**SHORT PROBLEM**
Only the lines from the start of the data through the line containing "plt.rcParams['font.family'] = ['Liberation" should be written out, exactly as they are, with both ends included and the pictures left out.

**DATA FOR THE TASK**

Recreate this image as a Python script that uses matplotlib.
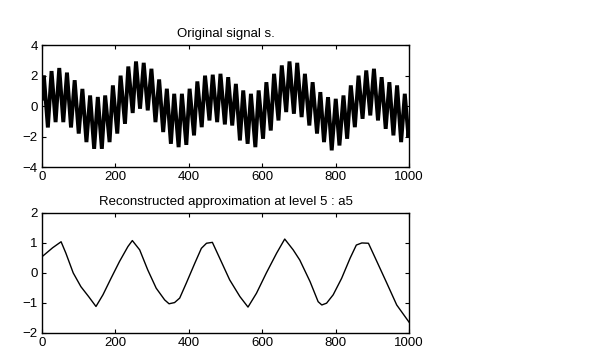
import matplotlib
matplotlib.use("Agg")
import matplotlib.pyplot as plt

plt.rcParams['font.family'] = ['Liberation Sans', 'DejaVu Sans']

# ---- Original signal s: extrema of the oscillation ----
sig_t = [1, 5, 16, 26, 37, 47, 58, 68, 79, 89, 100, 110, 121, 131, 142, 152, 163, 172, 184,
         193, 205, 214, 226, 235, 247, 256, 267, 277, 288, 298, 309, 319, 330, 340, 351, 360,
         372, 381, 393, 402, 414, 423, 435, 444, 456, 465, 477, 486, 498, 507, 518, 528, 539,
         548, 560, 569, 581, 590, 602, 611, 623, 632, 644, 653, 665, 674, 686, 695, 707, 716,
         728, 737, 749, 758, 768, 779, 789, 800, 810, 821, 831, 841, 852, 862, 873, 883, 894,
         904, 915, 925, 936, 946, 957, 967, 978, 988, 998, 1000]
sig_v = [0.5, 2.0, -1.4, 2.3, -1.05, 2.5, -1.05, 2.2, -1.4, 1.7, -1.8, 1.13, -2.36, 0.7, -2.8,
         0.6, -2.8, 0.7, -2.36, 1.36, -1.8, 2.0, -1.16, 2.6, -0.45, 2.93, -0.17, 2.84, -0.28,
         2.45, -1.05, 1.75, -1.7, 1.14, -2.47, 0.81, -2.69, 0.81, -2.54, 1.14, -1.92, 1.62,
         -1.38, 2.0, -0.94, 2.06, -1.05, 2.12, -1.2, 1.9, -1.27, 1.46, -2.25, 1.03, -2.47, 0.81,
         -2.69, 1.03, -2.14, 1.57, -1.6, 2.12, -0.94, 2.67, -0.39, 2.93, -0.5, 2.84, -0.72,
         2.12, -1.27, 1.57, -1.8, 0.92, -2.36, 0.59, -2.9, 0.48, -2.58, 0.7, -2.14, 1.36,
         -1.38, 2.0, -0.83, 2.34, -0.61, 2.45, -0.94, 1.9, -1.49, 1.57, -1.92, 1.36, -2.36,
         0.81, -2.03, -1.5]

# ---- Reconstructed approximation at level 5 : a5 ----
a5_t = [0, 29, 52, 65, 85, 106, 127, 147, 166, 188, 211, 234, 246, 266, 288, 311, 334, 346,
        361, 375, 393, 416, 434, 448, 464, 484, 511, 539, 561, 584, 611, 639, 661, 684, 702,
        730, 752, 762, 775, 793, 816, 839, 856, 871, 889, 912, 939, 966, 1000]
a5_v = [0.54, 0.84, 1.04, 0.66, 0.0, -0.46, -0.79, -1.12, -0.73, -0.18, 0.38, 0.88, 1.08,
        0.77, 0.1, -0.51, -0.9, -1.03, -0.99, -0.84, -0.34, 0.32, 0.82, 0.99, 1.02, 0.49,
        -0.23, -0.79, -1.14, -0.68, 0.0, 0.66, 1.13, 0.77, 0.43, -0.29, -0.96, -1.07, -1.01,
        -0.73, -0.18, 0.49, 0.93, 1.0, 0.99, 0.38, -0.34, -1.07, -1.65]

x_ticks = [0, 200, 400, 600, 800, 1000]
top_yticks = [-4, -2, 0, 2, 4]
bot_yticks = [-2, -1, 0, 1, 2]

fig = plt.figure(figsize=(6.0, 3.61), dpi=100)
ax1 = fig.add_axes([0.070, 0.537, 0.612, 0.338])
ax2 = fig.add_axes([0.070, 0.078, 0.612, 0.332])

ax1.plot(sig_t, sig_v, color='black', lw=2.8, solid_joinstyle='miter')
ax2.plot(a5_t, a5_v, color='black', lw=1.0)

ax1.set_title('Original signal s.', fontsize=9.5, pad=6)
ax2.set_title('Reconstructed approximation at level 5 : a5', fontsize=9.5, pad=6)

for ax, yt in ((ax1, top_yticks), (ax2, bot_yticks)):
    ax.set_xlim(0, 1000)
    ax.set_ylim(yt[0], yt[-1])
    ax.set_xticks(x_ticks)
    ax.set_yticks(yt)
    ax.tick_params(direction='in', length=3, width=0.8, top=True, right=True,
                   labelsize=9.5, pad=3)
    for s in ax.spines.values():
        s.set_linewidth(1.0)

fig.savefig('out.png', dpi=100)
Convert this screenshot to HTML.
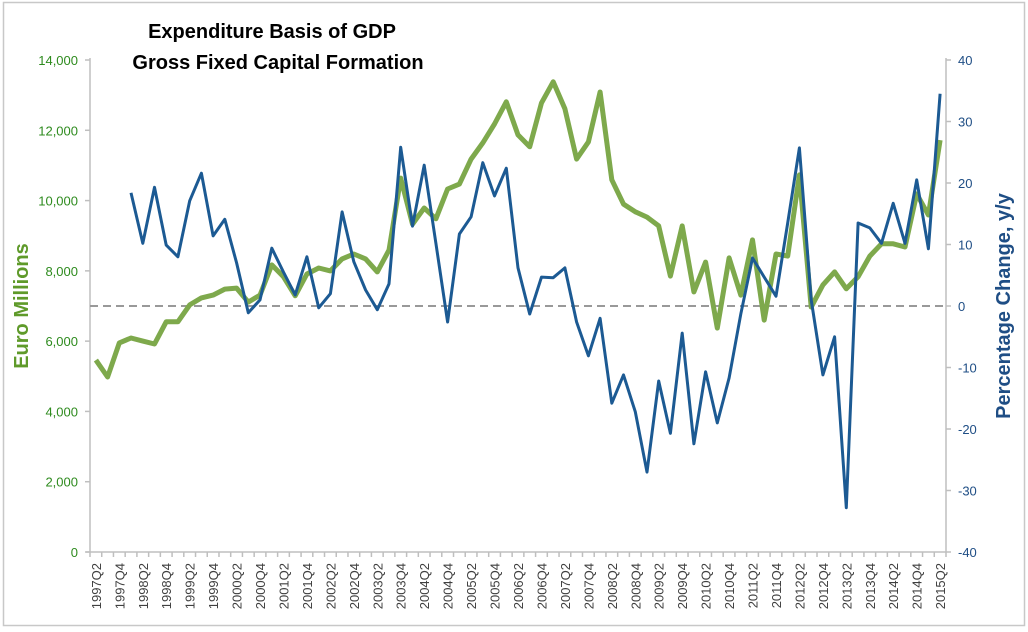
<!DOCTYPE html>
<html><head><meta charset="utf-8"><style>
body{margin:0;background:#fff;}
svg{display:block;font-family:"Liberation Sans",sans-serif;}
</style></head><body>
<svg id="chart" width="1028" height="632" xmlns="http://www.w3.org/2000/svg">
<rect x="3.5" y="2.5" width="1021" height="623" fill="#fff" stroke="#c8c8c8" stroke-width="1.5"/>
<text x="272" y="38" text-anchor="middle" font-size="20" font-weight="bold" fill="#000">Expenditure Basis of GDP</text>
<text x="278" y="69" text-anchor="middle" font-size="20" font-weight="bold" fill="#000">Gross Fixed Capital Formation</text>
<text transform="translate(28,306) rotate(-90)" text-anchor="middle" font-size="20" font-weight="bold" fill="#5f9a2a">Euro Millions</text>
<text transform="translate(1010,306) rotate(-90)" text-anchor="middle" font-size="20" font-weight="bold" fill="#1f4e85">Percentage Change, y/y</text>
<g id="axes"></g>
<g id="series"></g>
</svg>
<script>
const categories = [];
for (let y = 1997; y <= 2015; y++) for (let q = 1; q <= 4; q++) { if ((y === 1997 && q < 2) || (y === 2015 && q > 2)) continue; categories.push(y + 'Q' + q); }
const euroMillions = [5460,4980,5950,6090,6000,5920,6550,6550,7030,7230,7310,7480,7510,7110,7310,8170,7830,7290,7910,8080,8000,8340,8480,8340,7970,8590,10640,9330,9790,9480,10330,10470,11180,11640,12180,12810,11870,11530,12780,13380,12610,11180,11670,13090,10590,9900,9680,9530,9280,7850,9280,7400,8250,6370,8370,7310,8880,6600,8480,8420,10730,6970,7600,7970,7490,7830,8420,8770,8770,8680,10190,9590,11720];
const pctChange = [null,null,null,18.4,10.2,19.3,9.9,8.0,17.1,21.6,11.4,14.1,7.0,-1.1,1.0,9.4,5.5,1.8,8.0,-0.3,2.0,15.3,7.2,2.6,-0.6,3.6,25.8,13.0,22.9,10.2,-2.6,11.7,14.5,23.3,17.9,22.4,6.2,-1.3,4.7,4.6,6.2,-2.6,-8.1,-2.0,-15.8,-11.2,-17.2,-27.0,-12.2,-20.7,-4.4,-22.4,-10.7,-19.0,-11.7,-1.3,7.8,4.7,1.6,13.5,25.7,1.0,-11.2,-5.0,-32.8,13.5,12.7,10.2,16.7,10.2,20.5,9.3,34.5];
const leftTicks = [0,2000,4000,6000,8000,10000,12000,14000];
const rightTicks = [-40,-30,-20,-10,0,10,20,30,40];

const NS = 'http://www.w3.org/2000/svg';
const X0 = 90, X1 = 946, Y0 = 552, Y1 = 60;
const step = (X1 - X0) / categories.length;
const xPos = i => X0 + step * (i + 0.5);
const yLeft = v => Y0 - (v - 0) / 14000 * (Y0 - Y1);
const yRight = v => Y0 - (v + 40) / 80 * (Y0 - Y1);
function mk(tag, attrs, parent) { const e = document.createElementNS(NS, tag); for (const k in attrs) e.setAttribute(k, attrs[k]); parent.appendChild(e); return e; }
const axes = document.getElementById('axes');
const series = document.getElementById('series');

let el = mk('line', {x1: X0, y1: Y1 - 2, x2: X0, y2: Y0, stroke: '#bfbfbf', 'stroke-width': 1.5}, axes);


el = mk('line', {x1: X1, y1: Y1 - 2, x2: X1, y2: Y0, stroke: '#bfbfbf', 'stroke-width': 1.5}, axes);


el = mk('line', {x1: X0 - 4, y1: Y0, x2: X1, y2: Y0, stroke: '#bfbfbf', 'stroke-width': 1.5}, axes);



leftTicks.forEach(v => {
  const y = yLeft(v);
  const t = mk('line', {x1: X0 - 5, y1: y, x2: X0, y2: y, stroke: '#bfbfbf', 'stroke-width': 1.5}, axes);
  
  
  const l = mk('text', {x: X0 - 12, y: y + 5, 'text-anchor': 'end', 'font-size': 13, fill: '#2e8b1e'}, axes);
  l.textContent = v.toLocaleString('en-US');
  
  
});
rightTicks.forEach(v => {
  const y = yRight(v);
  const t = mk('line', {x1: X1, y1: y, x2: X1 + 5, y2: y, stroke: '#bfbfbf', 'stroke-width': 1.5}, axes);
  
  
  const l = mk('text', {x: X1 + 12, y: y + 5, 'text-anchor': 'start', 'font-size': 13, fill: '#1f4e85'}, axes);
  l.textContent = v;
  
  
});
for (let i = 0; i <= categories.length; i++) {
  const x = X0 + step * i;
  const t = mk('line', {x1: x, y1: Y0, x2: x, y2: Y0 + 5, stroke: '#bfbfbf', 'stroke-width': 1.5}, axes);
  
  
}
categories.forEach((c, i) => {
  if (i % 2 !== 0) return;
  const x = xPos(i);
  const l = mk('text', {transform: `translate(${x + 5},${Y0 + 11}) rotate(-90)`, 'text-anchor': 'end', 'font-size': 13, fill: '#404040'}, axes);
  l.textContent = c;
  
  
});

el = mk('line', {x1: X0, y1: yRight(0), x2: X1, y2: yRight(0), stroke: '#999', 'stroke-width': 2, 'stroke-dasharray': '8,5'}, series);



const gPts = euroMillions.map((v, i) => xPos(i).toFixed(1) + ',' + yLeft(v).toFixed(1)).join(' ');
el = mk('polyline', {points: gPts, fill: 'none', stroke: '#7ea94c', 'stroke-width': 5, 'stroke-linejoin': 'round'}, series);



const bPts = pctChange.map((v, i) => v === null ? null : xPos(i).toFixed(1) + ',' + yRight(v).toFixed(1)).filter(p => p).join(' ');
el = mk('polyline', {points: bPts, fill: 'none', stroke: '#1c5a93', 'stroke-width': 3, 'stroke-linejoin': 'round'}, series);


</script>
</body></html>
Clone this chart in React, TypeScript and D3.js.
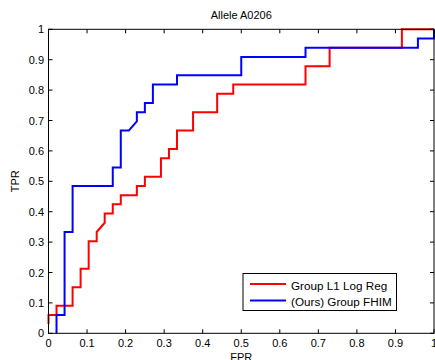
import React from "react";
import * as d3 from "d3";

const title = "Allele A0206";
const xLabel = "FPR";
const yLabel = "TPR";
const xTicks = [0, 0.1, 0.2, 0.3, 0.4, 0.5, 0.6, 0.7, 0.8, 0.9, 1];
const yTicks = [0, 0.1, 0.2, 0.3, 0.4, 0.5, 0.6, 0.7, 0.8, 0.9, 1];
const seriesNames = ["Group L1 Log Reg", "(Ours) Group FHIM"];
const seriesColors = ["#ff0000", "#0000ff"];

const redRoc: [number, number][] = [
  [0, 0.0303], [0, 0.0606], [0.0208, 0.0606], [0.0208, 0.0909], [0.0625, 0.0909],
  [0.0625, 0.1515], [0.0833, 0.1515], [0.0833, 0.2121], [0.1042, 0.2121], [0.1042, 0.303],
  [0.125, 0.303], [0.125, 0.3333], [0.1458, 0.3636], [0.1458, 0.3939], [0.1667, 0.3939],
  [0.1667, 0.4242], [0.1875, 0.4242], [0.1875, 0.4545], [0.2292, 0.4545], [0.2292, 0.4848],
  [0.25, 0.4848], [0.25, 0.5152], [0.2917, 0.5152], [0.2917, 0.5758], [0.3125, 0.5758],
  [0.3125, 0.6061], [0.3333, 0.6061], [0.3333, 0.6667], [0.375, 0.6667], [0.375, 0.7273],
  [0.4375, 0.7273], [0.4375, 0.7879], [0.4792, 0.7879], [0.4792, 0.8182], [0.6667, 0.8182],
  [0.6667, 0.8788], [0.7292, 0.8788], [0.7292, 0.9394], [0.9167, 0.9394], [0.9167, 1], [1, 1],
];

const blueRoc: [number, number][] = [
  [0.0208, 0], [0.0208, 0.0606], [0.0417, 0.0606], [0.0417, 0.3333], [0.0625, 0.3333],
  [0.0625, 0.4848], [0.1667, 0.4848], [0.1667, 0.5455], [0.1875, 0.5455], [0.1875, 0.6667],
  [0.2083, 0.6667], [0.2292, 0.697], [0.2292, 0.7273], [0.25, 0.7273], [0.25, 0.7576],
  [0.2708, 0.7576], [0.2708, 0.8182], [0.3333, 0.8182], [0.3333, 0.8485], [0.5, 0.8485],
  [0.5, 0.9091], [0.6667, 0.9091], [0.6667, 0.9394], [0.9583, 0.9394], [0.9583, 0.9697],
  [1, 0.9697], [1, 1],
];

const W = 435;
const H = 360;
const L = 48.5;
const R = 434;
const T = 29.3;
const B = 333.3;
const FONT = "'Liberation Sans', Arial, sans-serif";

export default function App() {
  const x = d3.scaleLinear().domain([0, 1]).range([L, R]);
  const y = d3.scaleLinear().domain([0, 1]).range([B, T]);
  const line = d3
    .line<[number, number]>()
    .x((d) => x(d[0]))
    .y((d) => y(d[1]));
  const series = [redRoc, blueRoc];
  const tick = 4;
  return (
    <svg
      width={W}
      height={H}
      style={{ position: "absolute", left: 0, top: 0, background: "#fff" }}
      fontFamily={FONT}
    >
      <rect x={0} y={0} width={W} height={H} fill="#fff" />
      <rect x={L} y={T} width={R - L} height={B - T} fill="#fff" />
      {series.map((s, i) => (
        <path
          key={i}
          d={line(s) || ""}
          fill="none"
          stroke={seriesColors[i]}
          strokeWidth={2}
          strokeLinejoin="miter"
        />
      ))}
      <rect x={L} y={T} width={R - L} height={B - T} fill="none" stroke="#000" strokeWidth={1} />
      {xTicks.map((t) => (
        <g key={"x" + t}>
          <line x1={x(t)} x2={x(t)} y1={B} y2={B - tick} stroke="#000" />
          <line x1={x(t)} x2={x(t)} y1={T} y2={T + tick} stroke="#000" />
          <text x={x(t)} y={347} fontSize={11} textAnchor="middle" fill="#000">
            {d3.format("~g")(t)}
          </text>
        </g>
      ))}
      {yTicks.map((t) => (
        <g key={"y" + t}>
          <line x1={L} x2={L + tick} y1={y(t)} y2={y(t)} stroke="#000" />
          <line x1={R} x2={R - tick} y1={y(t)} y2={y(t)} stroke="#000" />
          <text x={44} y={y(t) + 4} fontSize={11} textAnchor="end" fill="#000">
            {d3.format("~g")(t)}
          </text>
        </g>
      ))}
      <text x={(L + R) / 2} y={19} fontSize={11} textAnchor="middle" fill="#000">
        {title}
      </text>
      <text x={(L + R) / 2} y={361} fontSize={11} textAnchor="middle" fill="#000">
        {xLabel}
      </text>
      <text
        transform={`translate(19, ${(T + B) / 2}) rotate(-90)`}
        fontSize={11}
        textAnchor="middle"
        fill="#000"
      >
        {yLabel}
      </text>
      <rect x={243} y={273.5} width={153.5} height={37} fill="#fff" stroke="#000" strokeWidth={1} />
      {seriesNames.map((n, i) => (
        <g key={n}>
          <line x1={250} x2={286} y1={284 + i * 16.5} y2={284 + i * 16.5} stroke={seriesColors[i]} strokeWidth={2} />
          <text x={291} y={289.5 + i * 16.5} fontSize={11.7} fill="#000">
            {n}
          </text>
        </g>
      ))}
    </svg>
  );
}
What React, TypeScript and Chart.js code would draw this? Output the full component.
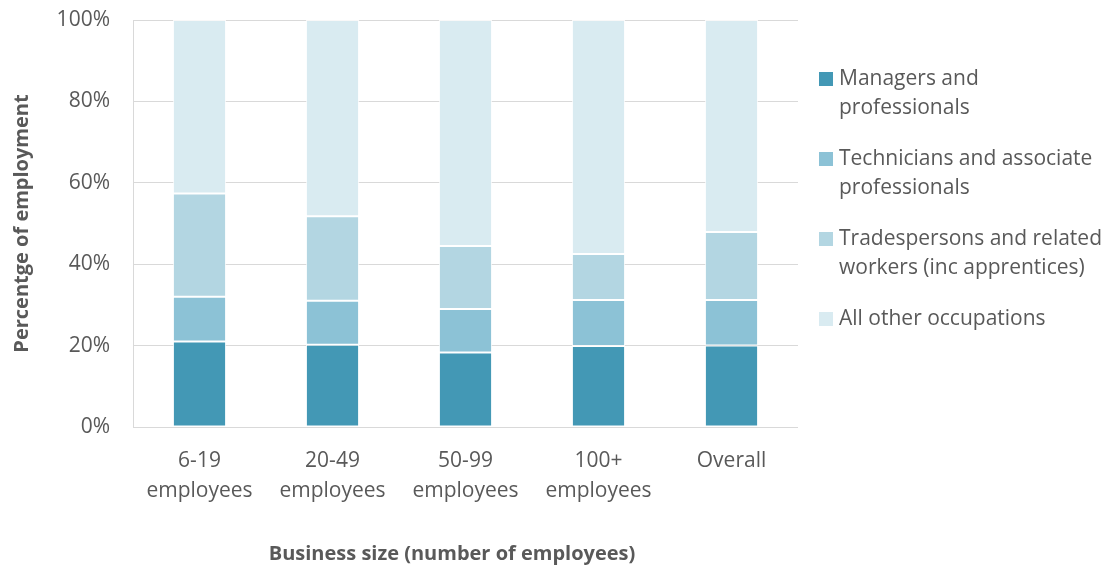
import React, { useEffect, useRef } from "react";
import { Chart, registerables } from "chart.js";

Chart.register(...registerables);

const categories: (string | string[])[] = [
  ["6-19", "employees"],
  ["20-49", "employees"],
  ["50-99", "employees"],
  ["100+", "employees"],
  "Overall",
];

const seriesNames = [
  "Managers and professionals",
  "Technicians and associate professionals",
  "Tradespersons and related workers (inc apprentices)",
  "All other occupations",
];

const legendLines = [
  ["Managers and", "professionals"],
  ["Technicians and associate", "professionals"],
  ["Tradespersons and related", "workers (inc apprentices)"],
  ["All other occupations"],
];

const managers = [21.0, 20.2, 18.3, 19.9, 20.0];
const technicians = [11.0, 10.8, 10.7, 11.3, 11.2];
const tradespersons = [25.4, 20.8, 15.5, 11.3, 16.7];
const otherOccupations = [42.6, 48.2, 55.5, 57.5, 52.1];

const yTicks = [0, 20, 40, 60, 80, 100];

const xTitle = "Business size (number of employees)";
const yTitle = "Percentge of employment";

const colors = ["#4398B5", "#8CC2D6", "#B3D6E2", "#D9EBF1"];

const FONT = '"Open Sans", "Liberation Sans", sans-serif';
const TEXT = "#595959";

const legendPlugin = {
  id: "customLegend",
  afterDraw(chart: any) {
    const ctx = chart.ctx;
    ctx.save();
    ctx.font = `21px ${FONT}`;
    ctx.textBaseline = "middle";
    ctx.textAlign = "left";
    chart.data.datasets.forEach((ds: any, i: number) => {
      const y0 = 79 + i * 80;
      ctx.fillStyle = ds.backgroundColor;
      ctx.fillRect(819, y0 - 7, 14, 14);
      ctx.fillStyle = TEXT;
      legendLines[i].forEach((line, j) => {
        ctx.fillText(line, 839, y0 + j * 29);
      });
    });
    // x-axis title
    ctx.font = `bold 20px ${FONT}`;
    ctx.textAlign = "center";
    ctx.fillStyle = TEXT;
    ctx.fillText(xTitle, 452, 554);
    ctx.restore();
  },
};

export default function App() {
  const ref = useRef<HTMLCanvasElement>(null);
  useEffect(() => {
    document.body.style.margin = "0";
    const seriesData = [managers, technicians, tradespersons, otherOccupations];
    const chart = new Chart(ref.current as HTMLCanvasElement, {
      type: "bar",
      data: {
        labels: categories,
        datasets: seriesData.map((d, i) => ({
          label: seriesNames[i],
          data: d,
          backgroundColor: colors[i],
          borderColor: "rgba(255,255,255,0.8)",
          borderWidth: 1,
          borderSkipped: false,
          barPercentage: 0.4,
          categoryPercentage: 1.0,
        })),
      },
      options: {
        animation: false,
        responsive: true,
        maintainAspectRatio: false,
        layout: { padding: { left: 0, right: 311, top: 20, bottom: 0 } },
        plugins: {
          legend: { display: false },
          tooltip: { enabled: false },
        },
        scales: {
          x: {
            stacked: true,
            grid: { display: false },
            border: { display: false },
            ticks: {
              color: TEXT,
              font: { family: FONT, size: 21, lineHeight: "30px" } as any,
              padding: 11,
              maxRotation: 0,
              autoSkip: false,
            },
            title: { display: false },
            afterFit: (s: any) => {
              s.height = 144;
              s.paddingLeft = 0;
              s.paddingRight = 0;
            },
          },
          y: {
            stacked: true,
            min: 0,
            max: 100,
            afterBuildTicks: (s: any) => {
              s.ticks = yTicks.map((v) => ({ value: v }));
            },
            ticks: {
              color: TEXT,
              font: { family: FONT, size: 21 },
              padding: 23,
              callback: (v: any) => v + "%",
            },
            grid: { color: "#d9d9d9", drawTicks: false, lineWidth: 1 },
            border: { display: true, color: "#d9d9d9" },
            title: {
              display: true,
              text: yTitle,
              color: TEXT,
              font: { family: FONT, size: 20, weight: "bold" },
              padding: { top: 10, bottom: 0 },
            },
            afterFit: (s: any) => {
              s.width = 133;
              s.paddingTop = 0;
              s.paddingBottom = 0;
            },
          },
        },
      },
      plugins: [legendPlugin],
    });
    return () => chart.destroy();
  }, []);
  return (
    <div style={{ width: 1109, height: 571, position: "relative" }}>
      <canvas ref={ref} />
    </div>
  );
}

**SOLUTION TO THIS PROBLEM**
Recreate this image as a Python script that uses matplotlib.
import matplotlib
matplotlib.use("Agg")
import matplotlib.pyplot as plt

plt.rcParams['font.family'] = ['Liberation Sans', 'DejaVu Sans']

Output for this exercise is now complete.